Common pitfalls in these cases include the “good outcome, bad process” problem. An architect might take a short‑cut that, by sheer luck, doesn’t cause a problem. No harm, no case. Similarly, if the client pressured the architect to use a cheaper, riskier design, the client may be partially at fault. Many states apply comparative negligence, which reduces your award by the percentage of your own fault.

Another trap: the statute of limitations. For professional negligence claims, the time limit can be as short as two years from the date you discovered the problem—or should have discovered it. Latent defects that appear years later can still be sued on, but only if you act promptly once you know about them. Some states have a “repose” statute that cuts off all claims ten to twelve years after the building is completed, even if the defect hasn’t shown up yet.

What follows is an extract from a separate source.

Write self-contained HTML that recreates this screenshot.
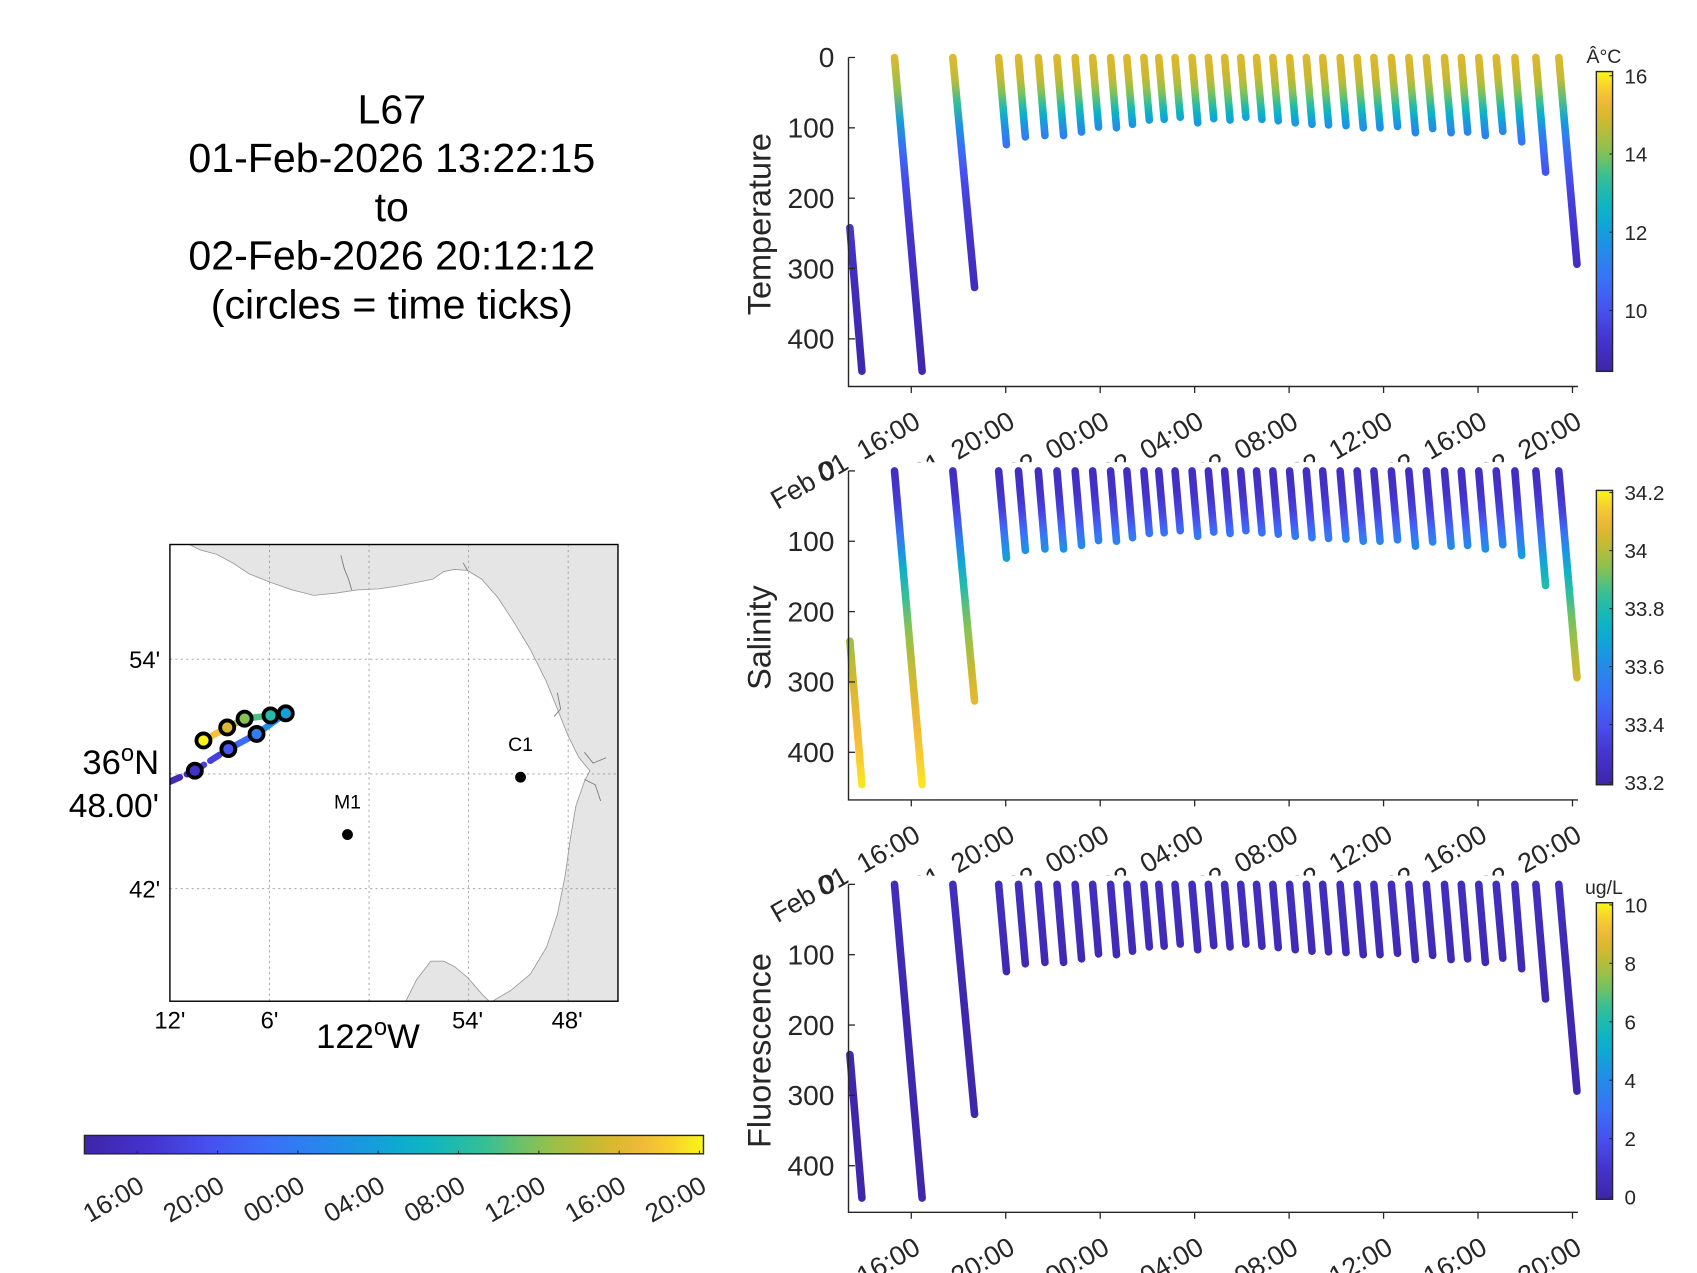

What if the architect made an honest mistake that no one could have foreseen? The law allows for errors in judgment. Negligence is not the same as a simple miscalculation that any professional could have made under the same circumstances. The test is objective: would the average architect, given the same information, have done the same thing? If yes, you have no case. If no, you might.

Finally, remember that architects are only one type of professional. The same principles apply to doctors who misdiagnose, lawyers who miss filing deadlines, and accountants who botch tax returns. The core idea is always the same: professionals are held to a higher standard than ordinary people, but not to a standard of perfection. When they slip below that standard and cause you measurable harm, the law allows you to recover your losses. But don’t expect a walk in the park. Professional negligence cases are expensive to bring, require heavy expert testimony, and often hinge on narrow technical details. If you think you’ve been harmed by bad professional advice or service, your first step is to talk to a lawyer who specializes in professional liability—and do it before the clock runs out.